--- Begin DATA LINES ---

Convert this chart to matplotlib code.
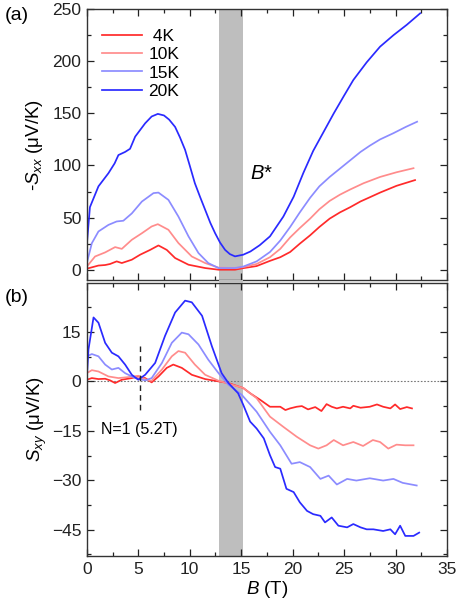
import matplotlib as mpl
mpl.use('Agg')
import matplotlib.pyplot as plt
from matplotlib.patches import Rectangle
from matplotlib.ticker import MultipleLocator

plt.rcParams['font.family'] = ['Liberation Sans', 'DejaVu Sans']
plt.rcParams['mathtext.fontset'] = 'custom'
plt.rcParams['mathtext.rm'] = 'Liberation Sans'
plt.rcParams['mathtext.it'] = 'Liberation Sans:italic'

labels = [' 4K', '10K', '15K', '20K']
colors = ['#ff2a2a', '#ff8c8c', '#8c8cff', '#2a2aff']

# (a) -Sxx
b_xx_4 = [0, 1.13, 1.78, 2.26, 2.9, 3.4, 4.37, 5.18, 6.15, 6.96, 7.77, 8.58, 9.88, 11.5, 12.8, 14.4,
          15.2, 16.5, 17.8, 18.8, 19.76, 20.7, 21.7, 22.6, 23.6, 24.6, 25.6, 26.6, 27.5, 28.5, 30.1, 31.9]
sxx_4 = [1, 4, 4.5, 5.5, 8, 6.4, 9.6, 14.4, 19, 23.3, 19, 11.2, 4.8, 1.6, 0, 0,
         1.5, 3.5, 8.5, 12, 17, 25, 33, 41, 49, 55, 60, 65.5, 69.5, 74, 80.5, 86]
b_xx_10 = [0, 0.8, 1.78, 2.75, 3.4, 4.37, 5.35, 6.3, 6.9, 7.93, 8.9, 10.2, 11.5, 12.8, 14.4,
           15.2, 16.5, 17.8, 18.8, 19.76, 20.7, 21.7, 22.6, 23.6, 24.6, 25.6, 26.9, 28.5, 30.1, 31.75]
sxx_10 = [3, 12.7, 16.6, 21.7, 20, 28.7, 35, 41.5, 43.7, 38.3, 25.6, 12.7, 6.4, 2, 1.6,
          2.5, 5.5, 12, 20, 31, 40, 49, 58, 66, 72, 77, 83, 89, 93.5, 97.4]
b_xx_15 = [0, 0.49, 1.13, 2.1, 2.9, 3.55, 4.37, 5.35, 6.48, 6.96, 7.93, 8.9, 9.88, 10.85, 11.8, 12.8, 14.4,
           15.2, 16.5, 17.8, 18.8, 19.76, 20.7, 21.7, 22.6, 23.6, 24.6, 25.6, 26.6, 27.5, 28.5, 29.8,
           31.0, 32.1]
sxx_15 = [6.4, 25.5, 36.7, 43, 46.3, 47, 54, 65.4, 73.5, 74, 67, 51, 32, 16, 6.4, 1.6, 1.6,
          3, 8, 17, 28, 41, 55, 69, 80, 89, 97, 105, 113, 119, 125, 131,
          137, 142]
b_xx_20 = [0, 0.3, 1.13, 2.1, 2.7, 3.07, 3.72, 4.2, 4.7, 5.67, 6.3, 6.9, 7.5, 8.0, 8.58, 9.05, 9.55,
           10.0, 10.5, 11.0, 11.5, 12.0, 12.47, 12.95, 13.44, 13.9, 14.4, 15.2, 15.9, 16.8, 17.8,
           19.1, 20.1, 21.05, 22.0, 23.0, 24.0, 25.0, 25.9, 27.2, 28.5, 29.8, 31.1, 32.4]
sxx_20 = [24, 60, 80, 92.6, 102, 110, 113, 116, 127.7, 140.5, 147, 149.5, 148, 144, 137, 127, 115,
          100, 83, 70, 57.5, 45, 35, 26, 19, 15, 12.8, 14.4, 17.5, 23.5, 32,
          51, 70, 93, 114, 132, 150, 167, 182, 199, 214, 225, 235, 246]

# (b) Sxy
b_xy_4 = [0, 0.49, 1.13, 1.78, 2.26, 2.75, 3.4, 4.37, 5.0, 5.67, 6.3, 6.97, 7.77, 8.4, 9.23, 10.2, 11.5,
          12.8, 13.76, 14.7, 15.2, 15.87, 16.85, 17.8, 18.8, 19.3, 19.75, 20.4, 20.9, 21.5, 22.2, 22.8,
          23.3, 23.8, 24.3, 24.9, 25.6, 25.9, 26.6, 27.5, 28.2, 28.8, 29.5, 29.96, 30.45, 31.1, 31.6]
sxy_4 = [0.5, 1, 0.7, 0.8, 0.3, -0.5, 0.5, 1, 1.5, 1, -0.3, 1.5, 4.1, 5.1, 4.1, 2, 0.7,
         0, -0.5, -1.5, -2, -3.6, -5.6, -7.7, -7.7, -8.7, -8.2, -7.7, -7.5, -8.5, -7.8, -9.0,
         -6.9, -7.7, -8.2, -7.7, -8.2, -7.4, -8.0, -7.7, -7.0, -7.7, -8.2, -7.0, -8.4, -7.8, -8.2]
b_xy_10 = [0, 0.49, 1.13, 2.1, 3.07, 4.05, 5.0, 5.8, 6.3, 7.3, 8.26, 8.9, 9.55, 10.5, 11.5, 12.8, 14.1,
           15.2, 16.5, 17.8, 19.1, 20.4, 21.7, 22.5, 23.3, 24.0, 24.9, 25.9, 26.85, 27.8, 28.5, 29.3,
           30.1, 30.95, 31.75]
sxy_10 = [2.5, 3.4, 3, 1.5, 1, 1.3, 1.7, 0.5, 0.2, 3.6, 7.6, 9.2, 8.7, 5.1, 2, 0.2, -1,
          -2, -5.1, -10.7, -13.8, -16.8, -19.4, -20.4, -19.4, -17.8, -19.4, -18.4, -19.6, -17.8, -18.4, -20.4,
          -19.2, -19.4, -19.4]
b_xy_15 = [0, 0.49, 1.13, 1.78, 2.43, 3.07, 3.72, 4.7, 5.67, 6.3, 7.3, 8.26, 9.23, 9.88, 10.85, 11.8,
           12.8, 13.76, 15.06, 16.5, 17.8, 18.8, 19.9, 20.7, 21.7, 22.7, 23.5, 24.3, 25.3, 26.2,
           27.5, 28.8, 29.8, 30.7, 32.06]
sxy_15 = [7.6, 8.3, 7.6, 5.1, 3.6, 4.1, 2.5, 1, 0.3, 1, 5.6, 11.7, 14.8, 14.3, 11.2, 6.6,
          2.5, -1, -4.1, -9.2, -15.3, -19.4, -25, -24.5, -26, -29.6, -28.6, -31.3, -29.6, -30.1,
          -29.4, -30.1, -29.6, -30.8, -31.6]
b_xy_20 = [0, 0.16, 0.65, 1.13, 1.78, 2.43, 3.07, 3.72, 4.37, 5.0, 5.67, 6.64, 7.6, 8.58, 9.55, 10.2,
           11.2, 12.15, 13.1, 13.76, 14.7, 15.2, 15.87, 16.5, 17.2, 17.8, 18.3, 18.8, 19.4, 20.1, 20.7,
           21.4, 22.0, 22.7, 23.15, 23.8, 24.45, 25.3, 25.9, 26.6, 27.2, 27.85, 28.8, 29.5, 29.96,
           30.45, 30.95, 31.75, 32.3]
sxy_20 = [1, 9.7, 19.4, 17.8, 11.7, 8.7, 7.6, 5.1, 2, 0.5, 2, 5.6, 13.8, 20.9, 24.5, 24,
          19.9, 10.7, 2.5, -0.5, -3.6, -7.1, -12.2, -14.3, -17.3, -22.4, -26, -26.5, -32.6, -33.6, -36.7,
          -39.3, -40.3, -40.8, -42.8, -41.3, -43.8, -44.3, -43.3, -44.3, -44.9, -44.9, -45.4, -44.9, -46.4,
          -43.8, -46.9, -46.9, -45.9]

band = (12.85, 15.2)
band_color = '#bebebe'

fig = plt.figure(figsize=(4.57, 6.09), dpi=100)
ax1 = fig.add_axes([0.190, 0.540, 0.788, 0.445])
ax2 = fig.add_axes([0.190, 0.087, 0.788, 0.448])

xx = [(b_xx_4, sxx_4), (b_xx_10, sxx_10), (b_xx_15, sxx_15), (b_xx_20, sxx_20)]
xy = [(b_xy_4, sxy_4), (b_xy_10, sxy_10), (b_xy_15, sxy_15), (b_xy_20, sxy_20)]

for (b, s), c, lab in zip(xx, colors, labels):
    ax1.plot(b, s, color=c, lw=1.25, label=lab)
for (b, s), c in zip(xy, colors):
    ax2.plot(b, s, color=c, lw=1.25)

for ax in (ax1, ax2):
    ax.axvspan(band[0], band[1], color=band_color, lw=0, zorder=0)
    ax.set_xlim(0, 35)
    ax.xaxis.set_major_locator(MultipleLocator(5))
    ax.xaxis.set_minor_locator(MultipleLocator(2.5))
    ax.tick_params(which='both', direction='in', top=True, right=True, labelsize=12.5,
                   colors='#222222', pad=4)
    ax.tick_params(which='major', length=5, width=0.9)
    ax.tick_params(which='minor', length=3, width=0.9)
    for sp in ax.spines.values():
        sp.set_color('#333333')
        sp.set_linewidth(1.0)

# bridge the band across the gap between the panels
p1, p2 = ax1.get_position(), ax2.get_position()
fx0 = p1.x0 + p1.width * band[0] / 35
fx1 = p1.x0 + p1.width * band[1] / 35
fig.patches.append(Rectangle((fx0, p2.y1), fx1 - fx0, p1.y0 - p2.y1, transform=fig.transFigure,
                             color=band_color, lw=0, zorder=0))

ax1.set_ylim(-10, 250)
ax1.yaxis.set_major_locator(MultipleLocator(50))
ax1.yaxis.set_minor_locator(MultipleLocator(25))
ax1.tick_params(labelbottom=False)
ax1.set_ylabel(r'-$S_{xx}$ (μV/K)', fontsize=13.5, labelpad=5)
ax1.text(15.9, 92, r'$B$*', fontsize=14.5, va='center')
ax1.legend(loc='upper left', bbox_to_anchor=(0.0, 0.985), frameon=False, fontsize=12.5,
           handlelength=2.3, handletextpad=0.35, labelspacing=0.18)

ax2.set_ylim(-53, 29.8)
ax2.yaxis.set_major_locator(MultipleLocator(15))
ax2.yaxis.set_minor_locator(MultipleLocator(7.5))
ax2.axhline(0, color='#777777', lw=0.8, ls=(0, (1.5, 1.5)), zorder=1)
ax2.plot([5.2, 5.2], [10.7, -10], color='#222222', lw=1.0, ls=(0, (4, 3)))
ax2.text(1.4, -14.5, 'N=1 (5.2T)', fontsize=11.5, va='center')
ax2.set_ylabel(r'$S_{xy}$ (μV/K)', fontsize=13.5, labelpad=2)
ax2.set_xlabel(r'$B$ (T)', fontsize=13.5, labelpad=2)

fig.text(0.01, 0.975, '(a)', fontsize=14, va='center')
fig.text(0.01, 0.512, '(b)', fontsize=14, va='center')

fig.savefig('out.png', dpi=100)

--- End DATA LINES ---

**AIM:** Up to and including the line containing "colors = ['#ff2a2a', '#ff8c8c', '#8c8cff', '#2a2aff']", repeat every line from the start of the data, but none of the pictures.

**SOLUTION:**
Convert this chart to matplotlib code.
import matplotlib as mpl
mpl.use('Agg')
import matplotlib.pyplot as plt
from matplotlib.patches import Rectangle
from matplotlib.ticker import MultipleLocator

plt.rcParams['font.family'] = ['Liberation Sans', 'DejaVu Sans']
plt.rcParams['mathtext.fontset'] = 'custom'
plt.rcParams['mathtext.rm'] = 'Liberation Sans'
plt.rcParams['mathtext.it'] = 'Liberation Sans:italic'

labels = [' 4K', '10K', '15K', '20K']
colors = ['#ff2a2a', '#ff8c8c', '#8c8cff', '#2a2aff']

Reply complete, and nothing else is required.